Long train journeys are bad for this, planes are worse. And with flying there's always the lurking fear that the airline will lose your bag. Well sometimes, not very often, they do, and they usually turn up but that doesn't help solve the immediate problem that you're stuck in a an alien city with no clean undies. Everyone has suggestions as to how to plan ahead, but here's mine:
- Buy yourself a flight bag - most airlines let you take around a 10 litre bag as cabin baggage, even the really mean screw-you discounters
- In this bag put a small backpack and put the following in the backpack:
- Travel computer in travel sleeve - make sure the battery is fully charged
- Two pens (at some point you'll have to fill out an immigration form)
- Hardback notebook
- Spectacles and sunglasses
- Something to read
- Passports, copies of any documents required for the journey
- Ziploc bag containing spare change (both local and overseas)
Besides the little back pack also put the following in the bag - clean underwear, socks, a clean t-shirt.
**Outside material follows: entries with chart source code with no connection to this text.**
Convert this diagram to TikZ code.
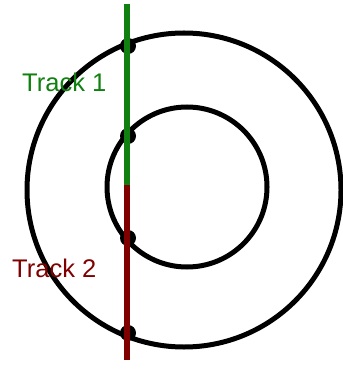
\documentclass[tikz,border=0pt]{standalone}
\usepackage{fontspec}
\setmainfont{Liberation Sans}
\definecolor{trackgreen}{RGB}{16,128,16}
\definecolor{trackred}{RGB}{128,0,0}
\begin{document}
\begin{tikzpicture}[x=1pt,y=-1pt,
  ring/.style={draw=black,line width=5pt},
  dotmark/.style={fill=black},
  trackline/.style={line width=6pt},
  tracklabel/.style={anchor=base west,inner sep=0pt,font=\fontsize{25.5}{30}\selectfont}]
\useasboundingbox (0,0) rectangle (342,371);
\coordinate (oc) at (184,190);
\coordinate (ic) at (187,187);
\draw[ring] (oc) circle[radius=157];
\draw[ring] (ic) circle[radius=80];
\fill[dotmark] (128,46) circle[radius=8];
\fill[dotmark] (128,136) circle[radius=8];
\fill[dotmark] (128,238) circle[radius=8];
\fill[dotmark] (128,333) circle[radius=8];
\coordinate (top) at (127,4);
\coordinate (mid) at (127,185);
\coordinate (bot) at (127,360);
\draw[trackline,trackgreen] (top) -- (mid);
\draw[trackline,trackred] (mid) -- (bot);
\node[tracklabel,text=trackgreen] (t1) at (22,92) {Track 1};
\node[tracklabel,text=trackred] (t2) at (12,277) {Track 2};
\end{tikzpicture}
\end{document}
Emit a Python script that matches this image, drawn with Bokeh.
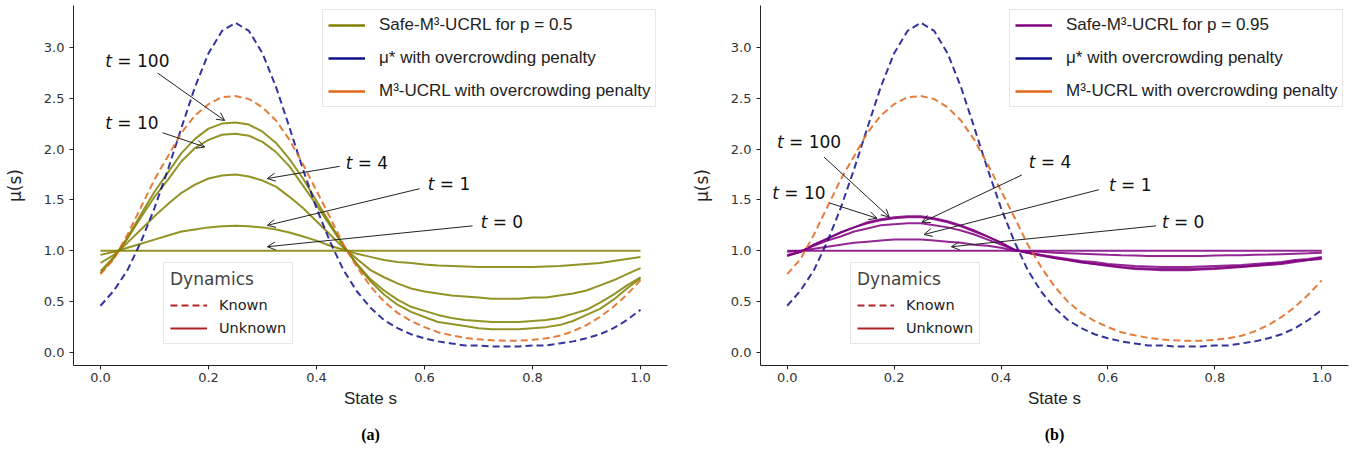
from bokeh.plotting import figure
from bokeh.models import (Legend, LegendItem, Arrow, OpenHead, Title, NumeralTickFormatter,
                          FixedTicker, Range1d, ColumnDataSource)
from bokeh.layouts import row
from bokeh.embed import file_html
from bokeh.resources import INLINE
from bokeh.core.properties import value

# ---------------- data ----------------
S = [0.0, 0.025, 0.05, 0.075, 0.1, 0.125, 0.15, 0.175, 0.2, 0.225, 0.25, 0.275, 0.3, 0.325,
     0.35, 0.375, 0.4, 0.425, 0.45, 0.475, 0.5, 0.525, 0.55, 0.575, 0.6, 0.625, 0.65, 0.675,
     0.7, 0.725, 0.75, 0.775, 0.8, 0.825, 0.85, 0.875, 0.9, 0.925, 0.95, 0.975, 1.0]

mu_star = [0.46, 0.61, 0.81, 1.09, 1.42, 1.80, 2.21, 2.61, 2.94, 3.16, 3.24, 3.16, 2.94, 2.61,
           2.21, 1.80, 1.42, 1.09, 0.81, 0.60, 0.44, 0.32, 0.24, 0.18, 0.14, 0.11, 0.09, 0.07,
           0.07, 0.06, 0.06, 0.06, 0.07, 0.07, 0.09, 0.11, 0.14, 0.18, 0.24, 0.32, 0.42]

m3_ucrl = [0.77, 0.92, 1.16, 1.43, 1.70, 1.93, 2.16, 2.33, 2.44, 2.51, 2.52, 2.49, 2.41, 2.28,
           2.09, 1.85, 1.59, 1.33, 1.06, 0.84, 0.65, 0.50, 0.39, 0.31, 0.25, 0.20, 0.17, 0.145,
           0.13, 0.12, 0.115, 0.117, 0.125, 0.14, 0.165, 0.21, 0.27, 0.35, 0.45, 0.57, 0.71]

# Safe-M3-UCRL, p = 0.5
a_t0 = [1.0, 1.0, 1.0, 1.0, 1.0, 1.0, 1.0, 1.0, 1.0, 1.0, 1.0, 1.0, 1.0, 1.0, 1.0, 1.0, 1.0,
        1.0, 1.0, 1.0, 1.0, 1.0, 1.0, 1.0, 1.0, 1.0, 1.0, 1.0, 1.0, 1.0, 1.0, 1.0, 1.0, 1.0,
        1.0, 1.0, 1.0, 1.0, 1.0, 1.0, 1.0]
a_t1 = [0.96, 0.99, 1.03, 1.07, 1.11, 1.15, 1.19, 1.21, 1.23, 1.24, 1.245, 1.24, 1.23, 1.21,
        1.18, 1.14, 1.10, 1.05, 1.01, 0.97, 0.94, 0.91, 0.89, 0.88, 0.865, 0.855, 0.85, 0.845,
        0.84, 0.84, 0.84, 0.84, 0.84, 0.845, 0.85, 0.86, 0.87, 0.88, 0.90, 0.92, 0.94]
a_t4 = [0.88, 0.96, 1.08, 1.21, 1.34, 1.46, 1.57, 1.65, 1.71, 1.74, 1.75, 1.73, 1.69, 1.63,
        1.53, 1.42, 1.29, 1.16, 1.03, 0.92, 0.81, 0.74, 0.68, 0.63, 0.60, 0.58, 0.56, 0.55,
        0.54, 0.53, 0.53, 0.53, 0.54, 0.54, 0.56, 0.58, 0.61, 0.66, 0.71, 0.77, 0.83]
a_t10 = [0.80, 0.94, 1.12, 1.33, 1.53, 1.70, 1.88, 2.01, 2.09, 2.14, 2.15, 2.13, 2.07, 1.97,
         1.83, 1.64, 1.45, 1.25, 1.05, 0.87, 0.72, 0.61, 0.52, 0.45, 0.41, 0.37, 0.34, 0.32,
         0.31, 0.30, 0.30, 0.30, 0.31, 0.32, 0.34, 0.38, 0.42, 0.49, 0.57, 0.66, 0.74]
a_t100 = [0.78, 0.93, 1.13, 1.36, 1.58, 1.77, 1.96, 2.10, 2.20, 2.25, 2.26, 2.24, 2.17, 2.06,
          1.90, 1.71, 1.49, 1.27, 1.05, 0.86, 0.70, 0.57, 0.47, 0.40, 0.35, 0.30, 0.28, 0.26,
          0.24, 0.23, 0.23, 0.23, 0.24, 0.25, 0.27, 0.31, 0.37, 0.43, 0.52, 0.63, 0.73]

# Safe-M3-UCRL, p = 0.95
b_t0 = [1.0, 1.0, 1.0, 1.0, 1.0, 1.0, 1.0, 1.0, 1.0, 1.0, 1.0, 1.0, 1.0, 1.0, 1.0, 1.0, 1.0,
        1.0, 1.0, 1.0, 1.0, 1.0, 1.0, 1.0, 1.0, 1.0, 1.0, 1.0, 1.0, 1.0, 1.0, 1.0, 1.0, 1.0,
        1.0, 1.0, 1.0, 1.0, 1.0, 1.0, 1.0]
b_t1 = [0.99, 1.00, 1.02, 1.04, 1.06, 1.08, 1.09, 1.10, 1.11, 1.11, 1.11, 1.10, 1.09, 1.08,
        1.06, 1.05, 1.03, 1.00, 0.995, 0.99, 0.98, 0.975, 0.97, 0.965, 0.96, 0.956, 0.954,
        0.95, 0.95, 0.95, 0.95, 0.95, 0.953, 0.955, 0.957, 0.96, 0.963, 0.967, 0.971, 0.975, 0.98]
b_t4 = [0.96, 0.99, 1.05, 1.10, 1.14, 1.19, 1.22, 1.25, 1.26, 1.27, 1.27, 1.25, 1.23, 1.20,
        1.16, 1.11, 1.06, 1.01, 0.98, 0.96, 0.94, 0.92, 0.90, 0.89, 0.87, 0.86, 0.85, 0.845,
        0.84, 0.84, 0.84, 0.845, 0.85, 0.855, 0.86, 0.87, 0.88, 0.89, 0.91, 0.92, 0.94]
b_t10 = [0.95, 0.99, 1.06, 1.12, 1.18, 1.23, 1.27, 1.30, 1.32, 1.33, 1.33, 1.31, 1.28, 1.24,
         1.19, 1.14, 1.08, 1.01, 0.98, 0.96, 0.93, 0.91, 0.89, 0.87, 0.86, 0.84, 0.83, 0.825,
         0.82, 0.82, 0.82, 0.825, 0.83, 0.84, 0.845, 0.855, 0.87, 0.88, 0.90, 0.91, 0.93]
b_t100 = [0.95, 0.99, 1.06, 1.12, 1.18, 1.23, 1.28, 1.31, 1.33, 1.34, 1.34, 1.32, 1.29, 1.25,
          1.20, 1.14, 1.08, 1.01, 0.98, 0.95, 0.93, 0.91, 0.885, 0.87, 0.85, 0.835, 0.82, 0.815,
          0.81, 0.81, 0.81, 0.815, 0.82, 0.83, 0.84, 0.85, 0.86, 0.87, 0.89, 0.91, 0.92]

x_ticks = [0.0, 0.2, 0.4, 0.6, 0.8, 1.0]
y_ticks = [0.0, 0.5, 1.0, 1.5, 2.0, 2.5, 3.0]

ann_text = ["= 100", "= 10", "= 4", "= 1", "= 0"]
# annotation label anchors and arrows (data units)
a_lab_x = [0.009, 0.009, 0.454, 0.606, 0.704]
a_lab_y = [2.86, 2.26, 1.86, 1.66, 1.28]
a_arr_x0 = [0.106, 0.115, 0.443, 0.591, 0.689]
a_arr_y0 = [2.745, 2.16, 1.83, 1.61, 1.245]
a_arr_x1 = [0.23, 0.193, 0.309, 0.309, 0.309]
a_arr_y1 = [2.28, 2.02, 1.71, 1.25, 1.04]

b_lab_x = [-0.019, -0.028, 0.452, 0.602, 0.701]
b_lab_y = [2.07, 1.57, 1.87, 1.65, 1.28]
b_arr_x0 = [0.069, 0.079, 0.439, 0.583, 0.69]
b_arr_y0 = [1.92, 1.47, 1.745, 1.60, 1.245]
b_arr_x1 = [0.191, 0.168, 0.252, 0.256, 0.307]
b_arr_y1 = [1.33, 1.32, 1.28, 1.16, 1.04]

BLUE = "#10108c"
ORANGE = "#e0661a"
KNOWN = "#b22222"
SANS = "DejaVu Sans"
ARIAL = "Liberation Sans"


def make_panel(curves, color, safe_label, lab_x, lab_y, ax0, ay0, ax1, ay1, caption,
               width, mbl, mbr):
    p = figure(width=width, height=456, x_range=Range1d(-0.05, 1.05),
               y_range=Range1d(-0.127, 3.41), output_backend="svg", toolbar_location=None,
               min_border_left=mbl, min_border_right=mbr, min_border_top=5,
               min_border_bottom=90)
    p.outline_line_color = None
    p.xgrid.visible = False
    p.ygrid.visible = False
    p.background_fill_color = "white"

    for ys in curves:
        p.line(S, ys, line_color=color, line_width=2, line_alpha=0.85)
    p.line(S, mu_star, line_color=BLUE, line_width=2, line_dash="7 4", line_alpha=0.85)
    p.line(S, m3_ucrl, line_color=ORANGE, line_width=2, line_dash="7 4", line_alpha=0.85)

    # annotations
    src = ColumnDataSource(dict(x0=ax0, y0=ay0, x1=ax1, y1=ay1))
    p.add_layout(Arrow(source=src, x_start="x0", y_start="y0", x_end="x1", y_end="y1",
                       line_color="#222222", line_width=1,
                       end=OpenHead(size=8, line_color="#222222", line_width=1)))
    p.text(x=lab_x, y=lab_y, text=["t"] * len(lab_x), text_font=value(SANS),
           text_font_style="italic", text_font_size="17px", text_baseline="middle",
           text_align="left", text_color="#111111")
    p.text(x=lab_x, y=lab_y, text=ann_text, x_offset=12, text_font=value(SANS),
           text_font_size="17px", text_baseline="middle", text_align="left",
           text_color="#111111")

    # axes
    for ax in (p.xaxis[0], p.yaxis[0]):
        ax.major_tick_in = 0
        ax.major_tick_out = 4
        ax.minor_tick_line_color = None
        ax.axis_line_color = "#222222"
        ax.major_tick_line_color = "#222222"
        ax.major_label_text_font = SANS
        ax.major_label_text_font_size = "13px"
        ax.major_label_text_color = "#333333"
        ax.axis_label_text_font_style = "normal"
        ax.axis_label_text_color = "#222222"
        ax.axis_label_text_font_size = "17px"
    p.xaxis.ticker = FixedTicker(ticks=x_ticks)
    p.yaxis.ticker = FixedTicker(ticks=y_ticks)
    p.xaxis.formatter = NumeralTickFormatter(format="0.0")
    p.yaxis.formatter = NumeralTickFormatter(format="0.0")
    p.xaxis.axis_label = "State s"
    p.xaxis.axis_label_text_font = ARIAL
    p.xaxis.axis_label_standoff = 4
    p.xaxis.major_label_standoff = 3
    p.yaxis.axis_label = "μ(s)"
    p.yaxis.axis_label_text_font = SANS
    p.yaxis.axis_label_standoff = 16
    p.yaxis.major_label_standoff = 5

    # legends (single-point renderers: they draw nothing, but give the legend glyphs)
    d_safe = p.line(x=S[:1], y=curves[0][:1], line_color=color, line_width=2.5)
    d_mu = p.line(x=S[:1], y=mu_star[:1], line_color=BLUE, line_width=2.5)
    d_m3 = p.line(x=S[:1], y=m3_ucrl[:1], line_color=ORANGE, line_width=2.5)
    leg = Legend(items=[LegendItem(label=safe_label, renderers=[d_safe]),
                        LegendItem(label="μ* with overcrowding penalty", renderers=[d_mu]),
                        LegendItem(label="M³-UCRL with overcrowding penalty", renderers=[d_m3])],
                 location=(249, 258), label_text_font=ARIAL, label_text_font_size="17px",
                 label_text_color="#222222",
                 label_height=20, glyph_height=20, glyph_width=37, spacing=13, padding=5,
                 label_standoff=14, margin=0, border_line_color="#d0d0d0",
                 border_line_width=1, background_fill_alpha=0.85)
    p.add_layout(leg)

    d_known = p.line(x=S[:1], y=mu_star[:1], line_color=KNOWN, line_width=2, line_dash="7 4")
    d_unknown = p.line(x=S[:1], y=mu_star[:1], line_color=KNOWN, line_width=2)
    leg2 = Legend(items=[LegendItem(label="Known", renderers=[d_known]),
                         LegendItem(label="Unknown", renderers=[d_unknown])],
                  title="Dynamics", title_text_font=SANS, title_text_font_size="17px",
                  title_text_font_style="normal", title_standoff=7,
                  location=(90, 21), label_text_font=SANS, label_text_font_size="14.5px",
                  label_text_color="#222222",
                  label_height=18, glyph_height=18, glyph_width=37, spacing=5, padding=6,
                  label_standoff=12, margin=0, border_line_color="#d0d0d0",
                  border_line_width=1, background_fill_alpha=0.85)
    p.add_layout(leg2)

    p.add_layout(Title(text=caption, align="center", text_font="Liberation Serif",
                       text_font_size="16px", text_font_style="bold", standoff=27,
                       text_color="#000000"), "below")
    return p


pa = make_panel([a_t0, a_t1, a_t4, a_t10, a_t100], "#808000", "Safe-M³-UCRL for p = 0.5",
                a_lab_x, a_lab_y, a_arr_x0, a_arr_y0, a_arr_x1, a_arr_y1, "(a)",
                687, 73, 20)
pb = make_panel([b_t0, b_t1, b_t4, b_t10, b_t100], "#800080", "Safe-M³-UCRL for p = 0.95",
                b_lab_x, b_lab_y, b_arr_x0, b_arr_y0, b_arr_x1, b_arr_y1, "(b)",
                662, 73, 1)

layout = row(pa, pb)
open("out.html", "w").write(file_html(layout, INLINE))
You can simply put them in a plastic bag to keep them clean, or else Kathmandu and other outdoor shops sell packing bags that do the job. If you can face the paranoia at airports also pack your three 100ml bottles of shampoo, after shave and anything else in a clear plastic bag separately to the rest as you'll need to get them out to be inspected.
Also put in the obvious extras, a jumper, a lightweight waterproof, and if you want to risk the security geeks a travel umbrella - some places are happy if they can x-ray it, some aren't. And most importantly a travel portfolio containing printed copies of all your travel documents, both outgoing and incoming. Make sure this can fit inside the small backpack.
Why the separate small backpack?
Well security always want to check your computer and it makes sense to make the business of going through security as easy as possible. It also means you've (a) got all your essentials grouped together, a separate small bag in case you need to check other stuff in, as happened to us in Singapore last year when we had an unscheduled day in the city, and came back sweaty. We'd bought extra t-shirts and toileteries in the city so we bundled all the nonessential stuff into the bigger bag and asked nicely if we could check it in as an extra (b) a spare bag for the extra stuff you need to check in coming back - everything from books to t-shirts. (If the airline does lose your bags and you have to buy some extra things, having a spare bag is doubly useful)
The travel portfolio is really useful if you need to prove to immigration somewhere along the line that you really are going to X then Y as in I'm going to a conference at Harvard and then going on to Canada by train before flying back by a different route.
If you're really paranoid a thumb drive with pdf copies of the essentials is useful too - you can always find someone to print them for you.